Çek kanunu ve Türk Ceza kanunu paralelinde bunları söylemiştim. Şu anda ortaya çok büyük sorunlar çıktı. Bundan 6-7 ay kadar evvel bunlarla birlikte durumu Adalet Bakanlığına bildirmiştim ve Adalet Bakanlığı konu üzerindeki çalışmaların devam ettiğini ve görüşlerimin dikkate alınmak üzere kanunlar dairesi başkanlığı (mıydı acaba) na gönderildiğini belirtmiştiler.

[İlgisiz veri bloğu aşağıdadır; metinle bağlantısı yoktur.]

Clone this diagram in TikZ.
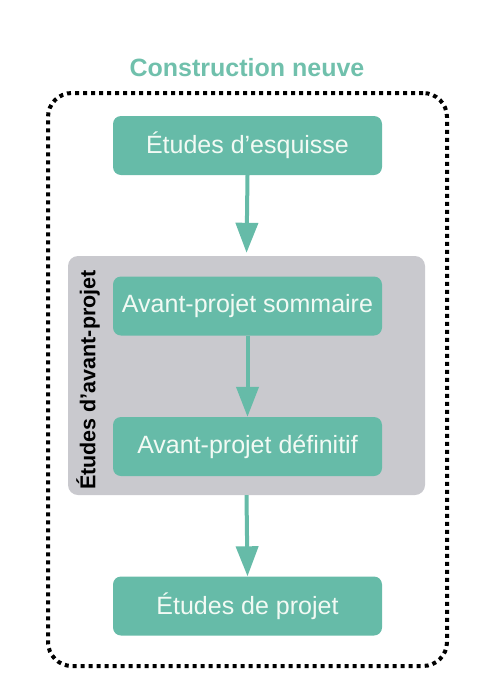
\documentclass[tikz,border=0pt]{standalone}
\usepackage{fontspec}
\setmainfont{Liberation Sans}
\usetikzlibrary{arrows.meta}
\definecolor{teal1}{RGB}{102,187,168}
\definecolor{tealtxt}{RGB}{112,192,172}
\definecolor{grayfill}{RGB}{201,201,206}
\definecolor{boxtxt}{RGB}{242,250,244}
\tikzset{
  stepbox/.style={draw=none, fill=teal1, rounded corners=8pt, minimum width=269pt, minimum height=59pt, text=boxtxt, font=\fontsize{25}{28}\selectfont, inner sep=0pt},
  flowarrow/.style={draw=teal1, line width=4pt, -{Triangle[width=22pt,length=30pt]}},
}
\begin{document}
\begin{tikzpicture}[x=1pt,y=-1pt]
\useasboundingbox (0,0) rectangle (496,694);
\node[font=\bfseries\fontsize{25}{28}\selectfont, text=tealtxt] (title) at (247,68) {Construction neuve};
\node[draw=black, line width=4pt, dash pattern=on 4pt off 4pt, rounded corners=24pt, minimum width=399pt, minimum height=573pt, inner sep=0pt] (outer) at (247.5,379.5) {};
\node[fill=grayfill, rounded corners=10pt, minimum width=357pt, minimum height=239pt, inner sep=0pt] (grp) at (246.5,375.5) {};
\node[rotate=90, font=\bfseries\fontsize{21.5}{24}\selectfont, text=black] (glabel) at (88,380) {Études d\char"27 avant-projet};
\node[stepbox] (b1) at (247.5,145.5) {Études d’esquisse};
\node[stepbox] (b2) at (247.5,306) {Avant-projet sommaire};
\node[stepbox] (b3) at (247.5,446.5) {Avant-projet définitif};
\node[stepbox] (b4) at (247.5,606) {Études de projet};
\draw[flowarrow, shorten >=3pt] (b1.south) -- (grp.north);
\draw[flowarrow] (b2.south) -- (b3.north);
\draw[flowarrow] (grp.south) -- (b4.north);
\end{tikzpicture}
\end{document}
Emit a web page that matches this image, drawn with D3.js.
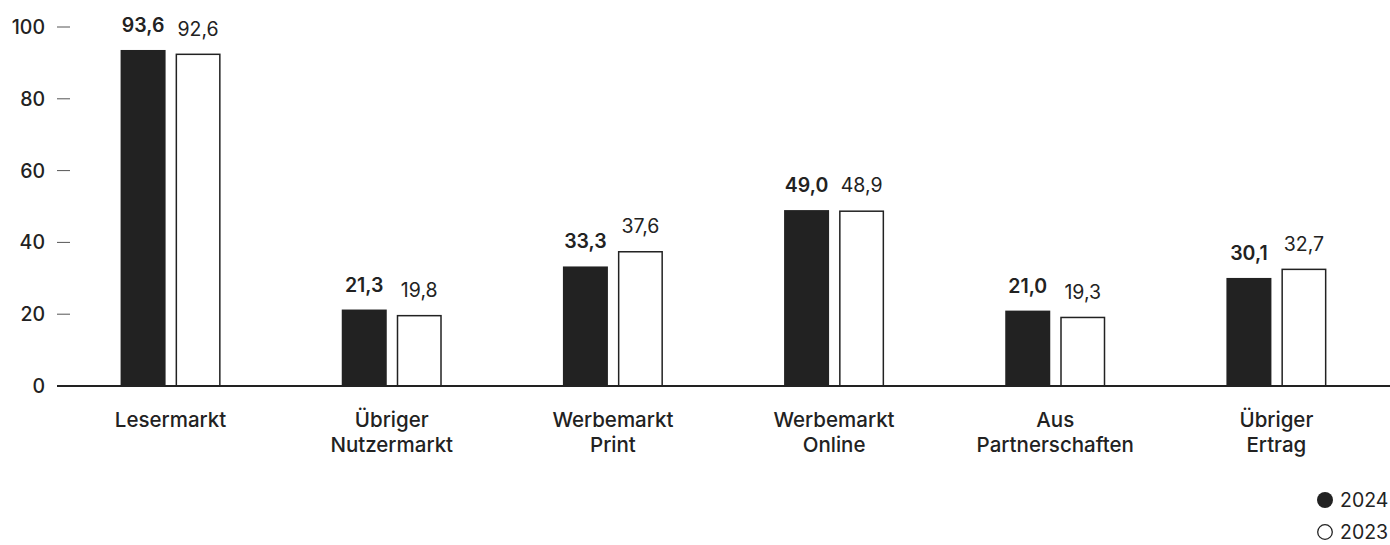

Hasılı 31.12.2008 tarihine kadar düzenleme yapılmadı. Şimdi elde olaya uygulanacak ceza normu yok. TCK'nın 52. maddesi infaz hakkında uygulanmak zorundadır. Veya Ceza infaz yasasının 106. maddesi TCK'nın 52. maddesindeki adli para cezası rejimini esas aldığı için nispi nitelikteki çek kanunundaki para cezasının hapse çevrilmesi mümkün değildir. Hatta sitede bulunan makalede de saçma şekilde hakimlerin nispi nitelikteki cezayı 52. maddeye göre belirleme yetkileri de bulunmamaktadır. Zira ceza kanunundaki hükümlerde kıyas yapılamazsa; olaya uygulanacak norm bulunmadığında hakim yeni bir norm da yaratamaz. Kişileri cezadan kurtaracak bütün şartlar fail lehine yorumlanır. Kaldı ki; şu anda faillerin lehine yorumlanacak bir durum da yoktur. Şu anda bu suçtan dolayı hüküm almış olup da cezaları infaz edilmemiş kişiler hakkında uygulanacak bir ceza normu kalmamıştır.

Zira: TCK'daki 52. madde bütün kanunlar hakkında uygulanacaktır. 52. madde nispi para cezasını düzenlememiştir. Ceza infaz yasasının 106. maddesi de nispi para cezası rejimine uygun değildir. Bu sebeplerle kişilerin salıverilmesi gerekir. Bana kalırsa ne asliye ceza mahkemelerine Cumhuriyet Savcılarının danışması gerekir ne de Yargıtay'dan karar beklemenin lüzumu yoktur. İnfaza bakan kurum aynı zamanda kanunların uygulanmasına da bakmaktadır. Örneğin TCK'daki bir madde ile hırsızlık suç olmaktan çıkartılsayda Cumhuriyet Savcıları cezaya hükmeden mahkemeden tekrar yeni karar mı isteyecektiler yoksa mevcut kanuni düzenlemeye göre hırsızlık fiilini ika etmiş kişileri serbest mi bıracaktılar?